Falling into a deep depression, Sarah sought the help from a spiritualist. The spiritualist told Sarah her family and her fortune were haunted by spirits of American Indians, Civil War Soldiers, and others killed by Winchester rifles. Feeling the spirits killed Sarah's daughter and husband, and she would be next, the spiritualist recommended Sarah build a great house for the spirits to appease them. She was to continually build on the house without stopping. Sarah Winchester moved out west, purchased a home and starting building. The spiritualist told her if she continued to build without stopping she would not only have eternal rest, she would not have any danger from the spirits. Stairs came out of the walls and stopped almost in mid-air, some doors opened leading to another room, while other doors that opened ran into a solid wall. Consulting guidance from spirits for her construction plans, Sarah had a room she would supposedly go to nightly. Set up in the room were pens, papers, and a board used for communicating with the spirits. Fearing the spirits were waiting for her, Sarah never slept in the same bedroom two nights in a row. Eventually the house would grow to become a seven story mansion.

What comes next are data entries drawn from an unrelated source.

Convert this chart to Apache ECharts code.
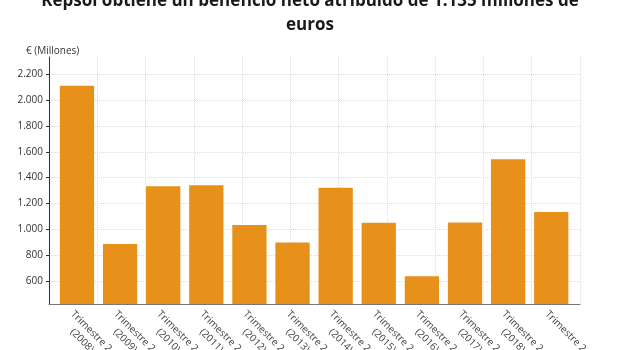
<!DOCTYPE html>
<html>
<head>
<meta charset="utf-8">
<script src="https://cdn.jsdelivr.net/npm/echarts@6.0.0/dist/echarts.min.js"></script>
<style>
html, body { margin: 0; padding: 0; background: #fff; }
#chart { width: 620px; height: 350px; }
</style>
</head>
<body>
<div id="chart"></div>
<script>
// datos
var categorias = ['Trimestre 2\n(2008)', 'Trimestre 2\n(2009)', 'Trimestre 2\n(2010)', 'Trimestre 2\n(2011)',
    'Trimestre 2\n(2012)', 'Trimestre 2\n(2013)', 'Trimestre 2\n(2014)', 'Trimestre 2\n(2015)',
    'Trimestre 2\n(2016)', 'Trimestre 2\n(2017)', 'Trimestre 2\n(2018)', 'Trimestre 2'];
var beneficio = [2112, 886, 1333, 1341, 1033, 896, 1322, 1049, 636, 1051, 1542, 1133];
var yTicks = [600, 800, 1000, 1200, 1400, 1600, 1800, 2000, 2200];

function miles(v) {
    return String(v).replace(/\B(?=(\d{3})+(?!\d))/g, '.');
}

var chart = echarts.init(document.getElementById('chart'));
var fuente = '"Open Sans", sans-serif';

var option = {
    backgroundColor: '#fff',
    animation: false,
    title: [{
        text: 'Repsol obtiene un beneficio neto atribuido de 1.135 millones de\neuros',
        left: 'center',
        top: -16,
        textStyle: {
            fontFamily: fuente,
            fontSize: 17,
            fontWeight: 'bold',
            color: '#1a1a1a',
            lineHeight: 24,
            align: 'center'
        }
    }, {
        text: '€ (Millones)',
        left: 21,
        top: 41,
        textStyle: {
            fontFamily: fuente,
            fontSize: 10,
            fontWeight: 'normal',
            color: '#333'
        }
    }],
    grid: [
        {left: 49, right: 40, top: 57, bottom: 46, outerBoundsMode: 'none'},
        {left: 55.4, right: 47.2, top: 57, bottom: 46, outerBoundsMode: 'none'}
    ],
    xAxis: [{
        // rejilla vertical de fondo
        type: 'value',
        gridIndex: 0,
        min: 0,
        max: 11,
        interval: 1,
        axisLine: {show: true, lineStyle: {color: '#777', width: 1}},
        axisTick: {show: false},
        axisLabel: {show: false},
        splitLine: {show: true, lineStyle: {color: '#dcdcdc', type: 'dotted'}}
    }, {
        type: 'category',
        gridIndex: 1,
        data: categorias,
        axisLine: {show: false},
        axisTick: {show: false},
        axisLabel: {
            interval: 0,
            rotate: -45,
            margin: 4,
            verticalAlign: 'top',
            color: '#444',
            fontFamily: fuente,
            fontSize: 10,
            formatter: function (v) {
                return v.split('\n').map(function (s) { return '{a|' + s + '}'; }).join('\n');
            },
            rich: {
                a: {align: 'center', fontFamily: fuente, fontSize: 10, color: '#444', lineHeight: 13}
            }
        }
    }],
    yAxis: [{
        type: 'value',
        gridIndex: 0,
        min: 420,
        max: 2335,
        axisLine: {show: true, lineStyle: {color: '#333'}},
        axisTick: {show: true, length: 3, customValues: yTicks, lineStyle: {color: '#333'}},
        axisLabel: {
            customValues: yTicks,
            color: '#333',
            fontFamily: fuente,
            fontSize: 10,
            margin: 6,
            formatter: miles
        },
        splitLine: {show: true, lineStyle: {color: '#dcdcdc', type: 'dotted'}}
    }, {
        type: 'value',
        gridIndex: 1,
        min: 420,
        max: 2335,
        show: false
    }],
    series: [{
        type: 'bar',
        xAxisIndex: 1,
        yAxisIndex: 1,
        barCategoryGap: '20.5%',
        itemStyle: {color: '#e8911a'},
        data: beneficio
    }]
};
chart.setOption(option);
window.addEventListener('resize', chart.resize);
</script>
</body>
</html>
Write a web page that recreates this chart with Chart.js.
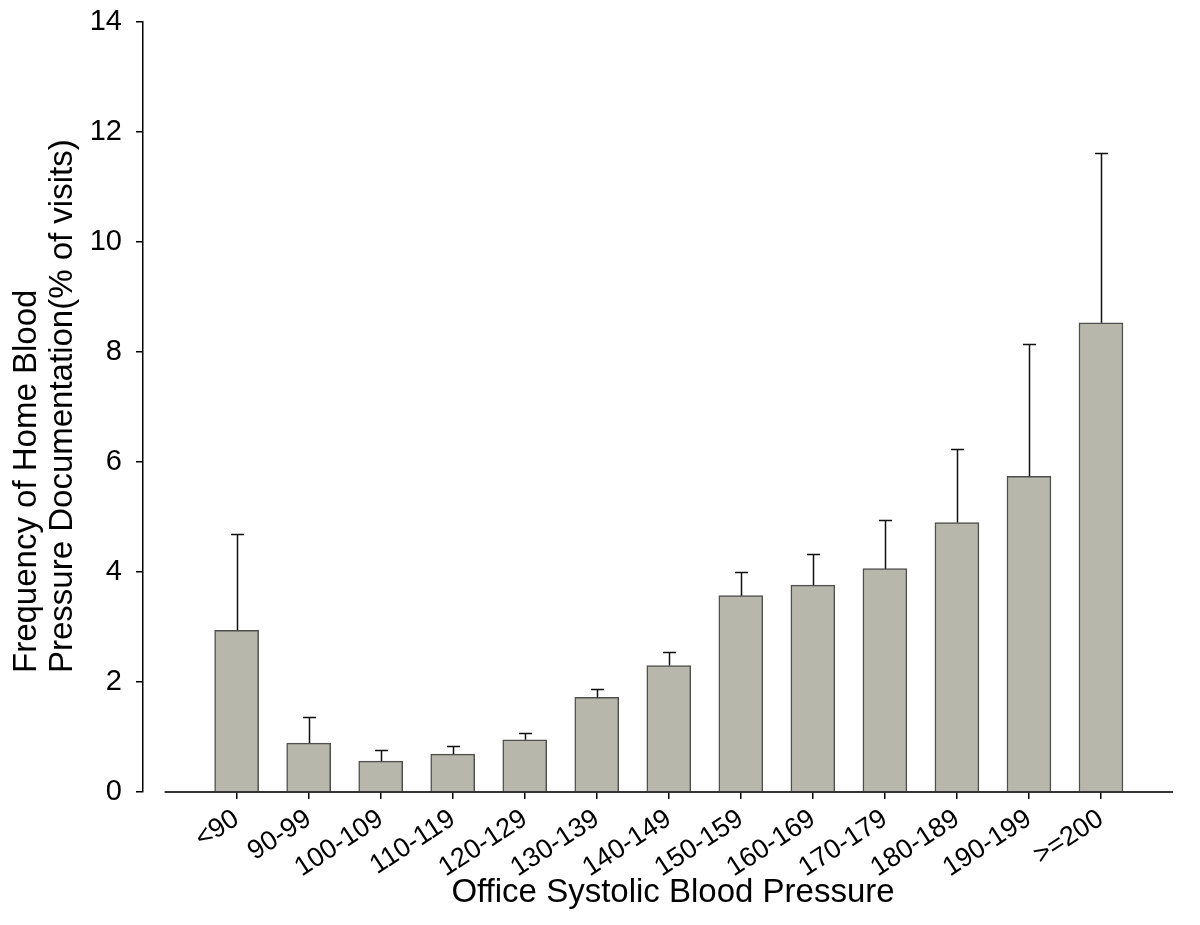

Construction of the house continued day and night until the death of Sarah Winchester on September 1, 1922. At the time of her death, the house spread over six acres, housed 160 rooms, 2, 000 doors, 47 stairways, 13 bathrooms, 10,000 windows, 47 fireplaces, and 6 kitchens.
People today who visit the house claim they often hear voices that are not there, or sighting of spirits from the past. As I walked through the corridors of the house I could almost feel an uneasiness in the air, almost like Sarah is still there, watching over her house.